Fotógrafo de Di falou com paparazzi

Era pouco mais de meia-noite quando David Chancellor saiu do cinema, em Londres, e religou o seu telefone celular. Passados alguns minutos, o celular tocou. Era um colega Francês

A ligação ruim e a voz nervosa realçavam o conteúdo aparentemente absurdo das frases ouvidas por Chancellor. A princesa de Gales tinha sofrido um violentíssimo acidente de carro e parecia estar morta, dizia o paparazzo francês, que ligou do local do acidente, minutos depois de ele ocorrer.

Chancellor, um dos principais fotógrafos da familia real, credenciado pelo Palácio de Buckingham, tinha fotografado Diana naquela semana, como fizera inúmeras vezes, na saída da academia de ginástica que ela freqüentava em Londres. Ele simplesmente não acreditou na história do colega francês. Ao chegar em casa, ligou para a central de informações da polícia parisiense. O operador disse que não havia registro de acidente de carro naquelas imediações, mas, diante da insistencia de Chancellor, anotou o número de seu telefone e prometeu verificar.

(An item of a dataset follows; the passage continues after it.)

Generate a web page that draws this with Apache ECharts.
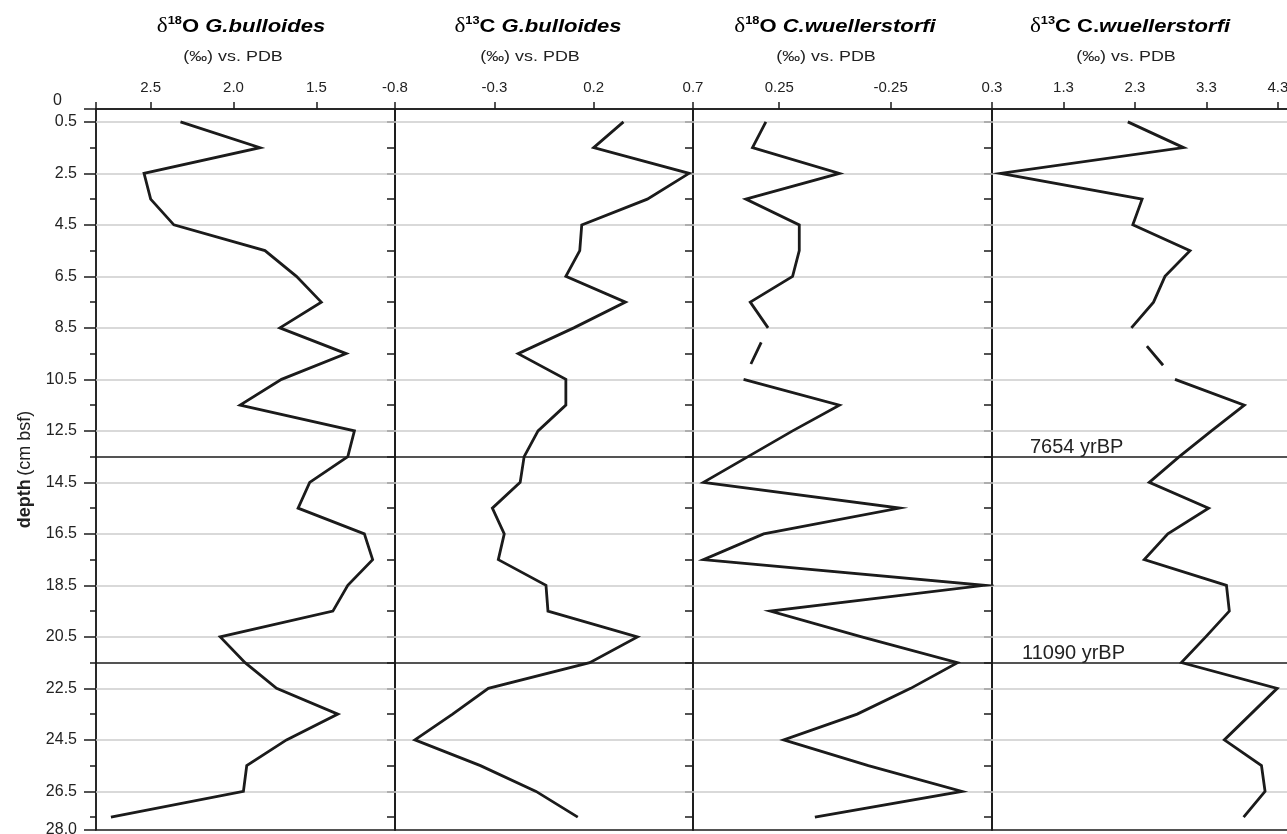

À lh30 de domingo em Londres, 21h30 de sábado em Brasília, o fotógrafo inglês obteve a confirmação da polícia francesa, mas numa versão que se revelaria fantasiosa e enganosamente otimista: tinha havido de fato o acidente, o motorista estava morto, Dodi al-Fayed estava gravemente ferido e Diana saira andando do carro – sã e salva… Chancellor continuou acordado, à cata de mais notícias. Somente às 4 horas de Londres, meia-noite em Brasília, o fotógrafo recebeu a confirmação definitiva, por outro telefonema, da morte de Diana.

Chancellor conversou com os outros fotógrafos franceses envolvidos, todos seus conhecidos, e confirma que a reação imediata deles foi rodear o carro destruído e fotografar, em vez de prestar socorro, como obriga a lei francesa. Ontem, essas fotos ainda eram ferozmente negociadas pelos agentes dos fotógrafos detidos.

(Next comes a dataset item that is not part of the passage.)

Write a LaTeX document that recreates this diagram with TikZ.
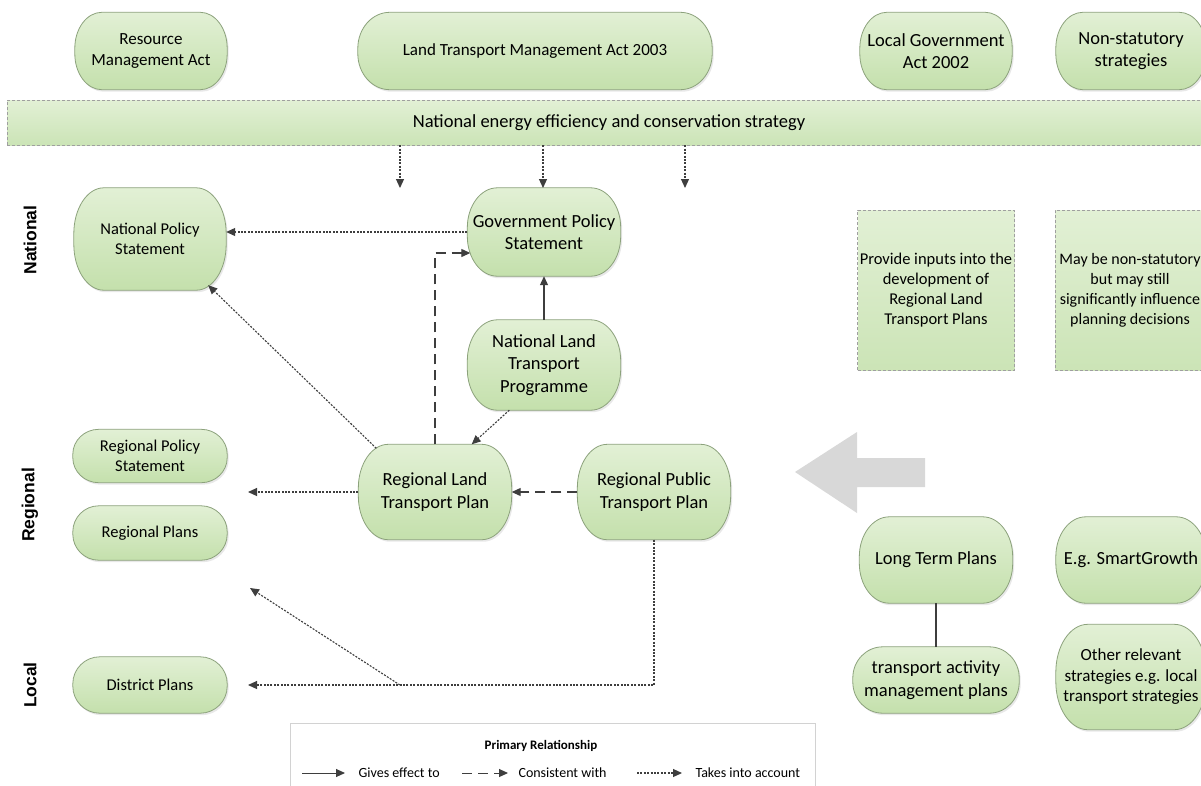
\documentclass[tikz,border=0pt]{standalone}
\usepackage{fontspec}
\setmainfont{Carlito}
\newfontfamily\sidefont{Liberation Sans}
\usetikzlibrary{arrows.meta,shadows,backgrounds}
\definecolor{plantop}{RGB}{226,240,213}
\definecolor{planbot}{RGB}{196,224,172}
\definecolor{planline}{RGB}{140,162,124}
\definecolor{linkcol}{RGB}{62,62,62}
\definecolor{bigarrow}{RGB}{216,216,216}
\tikzset{
  plan/.style={align=center, inner sep=2pt},
  planfill/.style={draw=planline, line width=0.8pt, top color=plantop, bottom color=planbot,
    drop shadow={opacity=0.18, shadow xshift=1.5pt, shadow yshift=-2pt}},
  note/.style={draw=gray!75, densely dashed, line width=0.6pt, top color=plantop,
    bottom color=planbot!75!plantop, align=center, inner sep=2pt},
  gives/.style={draw=linkcol, line width=1.2pt, -{Triangle[length=9pt,width=8pt]}},
  consistent/.style={gives, dash pattern=on 10pt off 6pt},
  account/.style={draw=linkcol, line width=1.1pt, dash pattern=on 2pt off 1.4pt,
    -{Triangle[length=9pt,width=8pt]}},
  f14/.style={font=\fontsize{14}{17}\selectfont},
  f16/.style={font=\fontsize{16.5}{20}\selectfont},
  f17/.style={font=\fontsize{17}{20.5}\selectfont},
  f18/.style={font=\fontsize{18.5}{22.5}\selectfont},
  level/.style={rotate=90, font=\sidefont\bfseries\fontsize{17.5}{20}\selectfont}
}
% box with elliptic corners round a named node: #1 node, #2 x radius, #3 y radius
\newcommand\planshape[3]{%
  \path[planfill] ([xshift=#2]#1.north west) -- ([xshift=-#2]#1.north east)
    arc[start angle=90, end angle=0, x radius=#2, y radius=#3]
    -- ([yshift=#3]#1.south east)
    arc[start angle=0, end angle=-90, x radius=#2, y radius=#3]
    -- ([xshift=#2]#1.south west)
    arc[start angle=270, end angle=180, x radius=#2, y radius=#3]
    -- ([yshift=-#3]#1.north west)
    arc[start angle=180, end angle=90, x radius=#2, y radius=#3] -- cycle;}
\begin{document}
\begin{tikzpicture}[x=1pt,y=-1pt]
  \useasboundingbox (0,0) rectangle (1201,785);

  \node[plan, minimum width=152pt, minimum height=77pt, f17] (rma) at (151,51) {Resource\\Management Act};
  \node[plan, minimum width=354pt, minimum height=77pt, f17] (ltma) at (535,51) {Land Transport Management Act 2003};
  \node[plan, minimum width=152pt, minimum height=77pt, f18] (lga) at (936,51) {Local Government\\Act 2002};
  \node[plan, minimum width=150pt, minimum height=77pt, f18] (nss) at (1131,51) {Non-statutory\\strategies};
  \node[note, minimum width=1204pt, minimum height=45pt, f18] (neecs) at (609,122.5) {National energy efficiency and conservation strategy};

  \node[level] (national) at (30,240) {National};
  \node[level] (regional) at (30,505) {Regional};
  \node[level] (local) at (30,685) {Local};

  \node[plan, minimum width=152pt, minimum height=102pt, f16] (nps) at (150,239) {National Policy\\Statement};
  \node[plan, minimum width=154pt, minimum height=53pt, f16] (rps) at (150,456) {Regional Policy\\Statement};
  \node[plan, minimum width=154pt, minimum height=54pt, f16] (rp) at (150,533) {Regional Plans};
  \node[plan, minimum width=154pt, minimum height=56pt, f16] (dp) at (150,685) {District Plans};

  \node[plan, minimum width=153pt, minimum height=88pt, f18] (gps) at (544,232) {Government Policy\\Statement};
  \node[plan, minimum width=153pt, minimum height=90pt, f18] (nltp) at (544,365) {National Land\\Transport\\Programme};
  \node[plan, minimum width=153pt, minimum height=95pt, f18] (rltp) at (435,492) {Regional Land\\Transport Plan};
  \node[plan, minimum width=153pt, minimum height=95pt, f18] (rptp) at (654,492) {Regional Public\\Transport Plan};

  \node[note, minimum width=153pt, minimum height=160pt, f16] (inputs) at (936,290) {Provide inputs into the\\development of\\Regional Land\\Transport Plans};
  \node[note, minimum width=150pt, minimum height=160pt, font=\fontsize{16}{20}\selectfont] (influence) at (1130,290) {May be non-statutory\\but may still\\significantly influence\\planning decisions};

  \node[plan, minimum width=153pt, minimum height=86pt, f18] (ltp) at (936,560) {Long Term Plans};
  \node[plan, minimum width=166pt, minimum height=66pt, f18] (tamp) at (936,680) {transport activity\\management plans};
  \node[plan, minimum width=150pt, minimum height=86pt, f18] (sg) at (1131,560) {E.g. SmartGrowth};
  \node[plan, minimum width=150pt, minimum height=105pt, f17] (ors) at (1131,677) {Other relevant\\strategies e.g. local\\transport strategies};

  \begin{scope}[on background layer]
    \fill[white] (0,0) rectangle (1201,785);
    \foreach \n/\rx/\ry in {rma/27/36, ltma/32/36, lga/27/36, nss/27/36, nps/30/46, rps/26/25,
        rp/26/26, dp/27/27, gps/30/40, nltp/30/41, rltp/30/44, rptp/30/44, ltp/30/40,
        tamp/30/31, sg/30/40, ors/32/48}
      \planshape{\n}{\rx pt}{\ry pt};
  \end{scope}

  \fill[bigarrow] (795,472) -- (857,432) -- (857,458) -- (925,458) -- (925,487) -- (857,487) -- (857,513) -- cycle;

  \foreach \x [count=\i] in {400,543,685} {
    \coordinate (drop\i) at (\x,188);
    \draw[account] (neecs.south -| drop\i) -- (drop\i);
  }
  \draw[account] (gps.west) -- (gps.west -| nps.east);
  \draw[gives] (nltp.north) -- (gps.south);
  \draw[consistent] (rltp.north) |- ([xshift=3pt,yshift=-21pt]gps.west);
  \draw[account] ([xshift=18pt,yshift=-4pt]rltp.north west) -- ([xshift=-18pt,yshift=5pt]nps.south east);
  \draw[account] ([xshift=42pt]nltp.south west) -- ([xshift=-40pt]rltp.north east);
  \draw[consistent] (rptp.west) -- (rltp.east);
  \coordinate (rpsend) at (248,492);
  \draw[account] (rltp.west) -- (rpsend);
  \coordinate (dpend) at (248,685);
  \draw[account] (rptp.south) |- (dpend);
  \coordinate (fork) at (400,685);
  \coordinate (rpend) at (250,588);
  \draw[account] (fork) -- (rpend);
  \draw[draw=linkcol, line width=1.2pt] (ltp.south) -- (tamp.north);

  \node[draw=gray!35, line width=0.8pt, minimum width=525pt, minimum height=80pt, anchor=north west] (legend) at (290,723) {};
  \node[font=\bfseries\fontsize{13}{15}\selectfont] (legtitle) at (541,746) {Primary Relationship};
  \coordinate (g1) at (302,773); \coordinate (g2) at (345,773);
  \coordinate (c1) at (462,773); \coordinate (c2) at (508,773);
  \coordinate (a1) at (637,773); \coordinate (a2) at (682,773);
  \draw[gives, line width=1pt] (g1) -- (g2);
  \draw[consistent, line width=1pt] (c1) -- (c2);
  \draw[account] (a1) -- (a2);
  \node[anchor=west, f14] (givestxt) at (355,773) {Gives effect to};
  \node[anchor=west, f14] (consttxt) at (515,773) {Consistent with};
  \node[anchor=west, f14] (accttxt) at (692,773) {Takes into account};
\end{tikzpicture}
\end{document}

Os colegas disseram-lhe no entanto que guardavam alguma distância do Mercedes, cujo motorista dirigia muito mal, era obviamente inexperiente e aparentemente não estava acostumado com aquele carro. Os fotógrafos explicaram a Chancellor que seguiam o carro não para tirar fotos no percurso, mas para saber onde o casal passaria a noite.

Sessenta e duas horas depois da primeira notícia do acidente, Chancellor ainda se mostrava confuso e chocado ontem, ao falar ao Estado, de Londres, pelo telefone. O experiente fotógrafo, há 15 anos especializado na familia real, tinha um convivio muito intenso com a princesa, alvo permanente dos paparazzi.

Seus flagrantes de Diana, negociados pela agencia Alph de Londres, percorreram o mundo nessa década e meia, alcançando frequentemente algumas centenas de milhares de dólares por unidade, pagas por tablóides ingleses e do continente, sequiosos de histórias picantes e de tudo o que se referisse à personagem mais glamourosa da nobreza britânica.

O trabalho tem levado Chancellor a todos os cantos do mundo. incluindo o Brasil, quando a princesa esteve aqui. “Viajei inúmeras vezes com Diana e em diversas ocasiões passamos por situações de risco, mas sempre acreditei que com a princesa de Gales nada poderia acontecer”, diz o fotógrafo. “Diana supostamente teria de estar sempre com os melhores guarda-costas, o melhor motorista, o melhor carro, o avião mais seguro que poderiam existir.”

Chancellor considera “surrealista que Diana possa ter morrido num acidente de carro que matou três pessoas, sem envolver outro veículo, com um motorista alcoolizado”. O fotógrafo tem a mesma idade de Diana, 36 anos, e mostrou-se também perplexo com a morte de uma pessoa tão nova por uma causa tão brutal e absurda – pelo menos para os padrões da Europa Ocidental, onde o trânsito não tem a feição selvagem assumida no Brasil.

Chancellor confirma que a notícia de que o motorista estava alcoolizado trouxe certo alívio para a categoria. Entretanto, o fotógrafo não tem dúvidas de que “a curto prazo o episódio vai afetar enormemente a profissão, porque este é o momento de encontrar alguém para culpar pela morte de Diana, e o alvo lógico são os jornalistas”.